I find that discussions of gender tend to focus on women and our perceptions of womanhood, and forget the other side of the coin: our skewed perceptions of manhood.

I’d like to see more attention directed towards the concept of manliness. Manliness, to me, implies dominance, strength and single-minded pragmatism.

Men who build bridges, drive fast cars and lift heavy weights are manly. Men who do household chores, write poetry and practice yoga are not.

When you aren’t manly, you are weak. You are effeminate, emasculated; you need to “grow a pair” and “man up”. It’s about confidence, but more than that, it’s about comparing ourselves to a feminine “other”.

If I were to tell a woman that she is less “womanly” because she doesn’t wear makeup, that would be offensive, yet it would be perfectly acceptable to say a man is less manly wearing it.

It’s the same type of repression, yet it’s rarely discussed among us men. As women reject traditional gender roles, we desperately cling to them.

It’s almost a taboo subject, which I believe stems from the insecurity and constant comparison the idea of “manliness” encourages. Questioning your own masculinity is not an easy task.

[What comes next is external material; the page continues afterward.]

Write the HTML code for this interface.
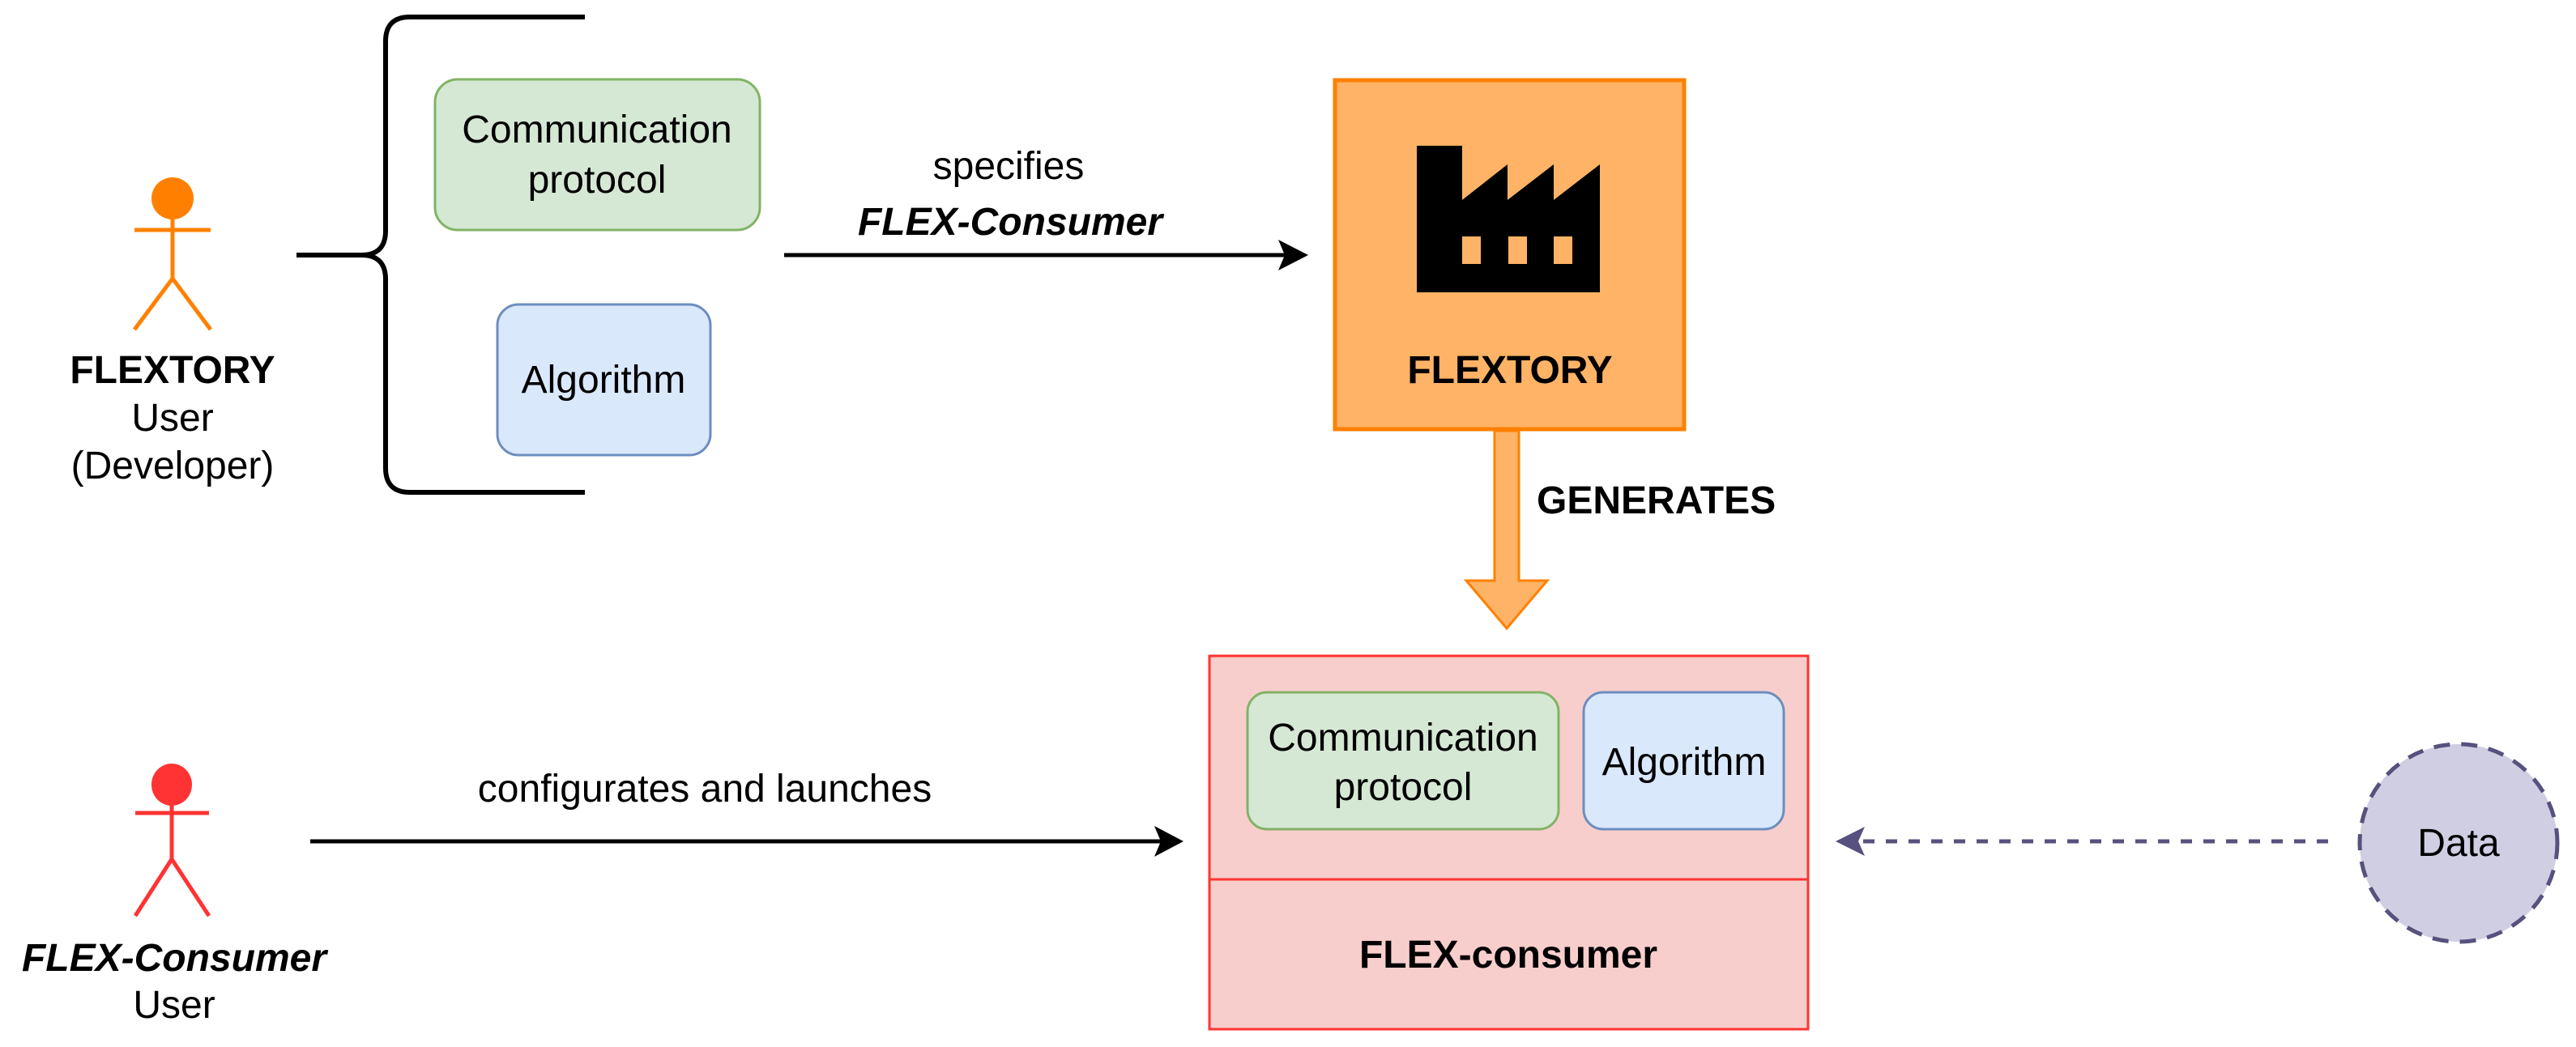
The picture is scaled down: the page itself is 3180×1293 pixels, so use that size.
<!DOCTYPE html>
<html><head><meta charset="utf-8"><style>
html,body{margin:0;padding:0;background:#fff;}
svg{display:block;}
text{font-family:"Liberation Sans",Arial,sans-serif;font-size:48px;fill:#000;}
</style></head><body>
<svg width="3180" height="1293" viewBox="0 0 3180 1293" xmlns="http://www.w3.org/2000/svg">
<!-- Orange actor -->
<g stroke="#FF8000" stroke-width="5" fill="none">
<line x1="166" y1="284" x2="260" y2="284"/>
<line x1="213" y1="271" x2="213" y2="344"/>
<line x1="213" y1="344" x2="166" y2="407"/>
<line x1="213" y1="344" x2="260" y2="407"/>
</g>
<circle cx="213" cy="245" r="26" fill="#FF8000"/>
<text x="213" y="473" text-anchor="middle" font-weight="bold">FLEXTORY</text>
<text x="213" y="532" text-anchor="middle">User</text>
<text x="213" y="591" text-anchor="middle">(Developer)</text>

<!-- Brace -->
<path d="M722,21 L506,21 Q476,21 476,51 L476,285 Q476,315 446,315 L366,315 M446,315 Q476,315 476,345 L476,578 Q476,608 506,608 L722,608" stroke="#000" stroke-width="6" fill="none"/>

<!-- Boxes top -->
<rect x="537" y="98" width="401" height="186" rx="28" fill="#D5E8D4" stroke="#82B366" stroke-width="3"/>
<text x="737" y="176" text-anchor="middle">Communication</text>
<text x="737" y="238" text-anchor="middle">protocol</text>
<rect x="614" y="376" width="263" height="186" rx="26" fill="#DAE8FC" stroke="#6C8EBF" stroke-width="3"/>
<text x="745" y="485" text-anchor="middle">Algorithm</text>

<!-- specifies arrow -->
<line x1="968" y1="315" x2="1590" y2="315" stroke="#000" stroke-width="5"/>
<path d="M1615,315 L1578,296 L1586,315 L1578,334 Z" fill="#000"/>
<text x="1245" y="221" text-anchor="middle">specifies</text>
<text x="1247" y="290" text-anchor="middle" font-weight="bold" font-style="italic">FLEX-Consumer</text>

<!-- Factory -->
<rect x="1648" y="99" width="431" height="431" fill="#FFB366" stroke="#FF8000" stroke-width="5"/>
<path d="M1749,180 L1805,180 L1805,247 L1861,203 L1861,247 L1918,203 L1918,247 L1975,203 L1975,361 L1749,361 Z" fill="#000"/>
<rect x="1805" y="292" width="23" height="34" fill="#FFB366"/>
<rect x="1862" y="292" width="23" height="34" fill="#FFB366"/>
<rect x="1918" y="292" width="23" height="34" fill="#FFB366"/>
<text x="1864" y="473" text-anchor="middle" font-weight="bold">FLEXTORY</text>

<!-- Generates arrow -->
<path d="M1845,532 L1875,532 L1875,717 L1910,717 L1860,776 L1810,717 L1845,717 Z" fill="#FFB366" stroke="#FF8000" stroke-width="3"/>
<text x="1897" y="634" font-weight="bold">GENERATES</text>

<!-- FLEX-consumer -->
<rect x="1493" y="810" width="739" height="461" fill="#F8CECC" stroke="#FF3333" stroke-width="3"/>
<line x1="1493" y1="1086" x2="2232" y2="1086" stroke="#FF3333" stroke-width="3"/>
<rect x="1540" y="855" width="384" height="169" rx="24" fill="#D5E8D4" stroke="#82B366" stroke-width="3"/>
<text x="1732" y="927" text-anchor="middle">Communication</text>
<text x="1732" y="988" text-anchor="middle">protocol</text>
<rect x="1955" y="855" width="247" height="169" rx="24" fill="#DAE8FC" stroke="#6C8EBF" stroke-width="3"/>
<text x="2079" y="957" text-anchor="middle">Algorithm</text>
<text x="1862" y="1195" text-anchor="middle" font-weight="bold">FLEX-consumer</text>

<!-- Red actor -->
<g stroke="#FF3333" stroke-width="5" fill="none">
<line x1="167" y1="1004" x2="258" y2="1004"/>
<line x1="212" y1="992" x2="212" y2="1061"/>
<line x1="212" y1="1061" x2="167" y2="1131"/>
<line x1="212" y1="1061" x2="258" y2="1131"/>
</g>
<ellipse cx="212" cy="969" rx="25" ry="26" fill="#FF3333"/>
<text x="215" y="1199" text-anchor="middle" font-weight="bold" font-style="italic">FLEX-Consumer</text>
<text x="215" y="1257" text-anchor="middle">User</text>

<!-- configurates arrow -->
<line x1="383" y1="1039" x2="1440" y2="1039" stroke="#000" stroke-width="5"/>
<path d="M1461,1039 L1425,1020 L1433,1039 L1425,1058 Z" fill="#000"/>
<text x="870" y="990" text-anchor="middle">configurates and launches</text>

<!-- Data -->
<line x1="2300" y1="1039" x2="2881" y2="1039" stroke="#56517E" stroke-width="5" stroke-dasharray="14 14"/>
<path d="M2266,1039 L2302,1021 L2294,1039 L2302,1057 Z" fill="#56517E"/>
<circle cx="3035" cy="1041" r="122" fill="#D0CEE2" stroke="#56517E" stroke-width="5" stroke-dasharray="20 14"/>
<text x="3035" y="1057" text-anchor="middle">Data</text>
</svg>
</body></html>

The modern woman can now, theoretically, fill the roles of both the “masculine” and the “feminine”. She’s encouraged to raise a family and pursue her career dreams. Why don’t we ask the same of men?

We talk as if working mothers are the only people balancing career and family. Where is the father? Why isn’t he responsible for caring for the children when his wife doesn’t have the time?

Why is it less manly to care for your children than to log hours at work?

We need this discussion. Women can’t discuss it for us any more than we can discuss what it means to be a woman.

Push through the insecurity. Ask questions. Don’t take “boys will be boys” or “that’s how it is” as an answer. It’s simply not good enough anymore.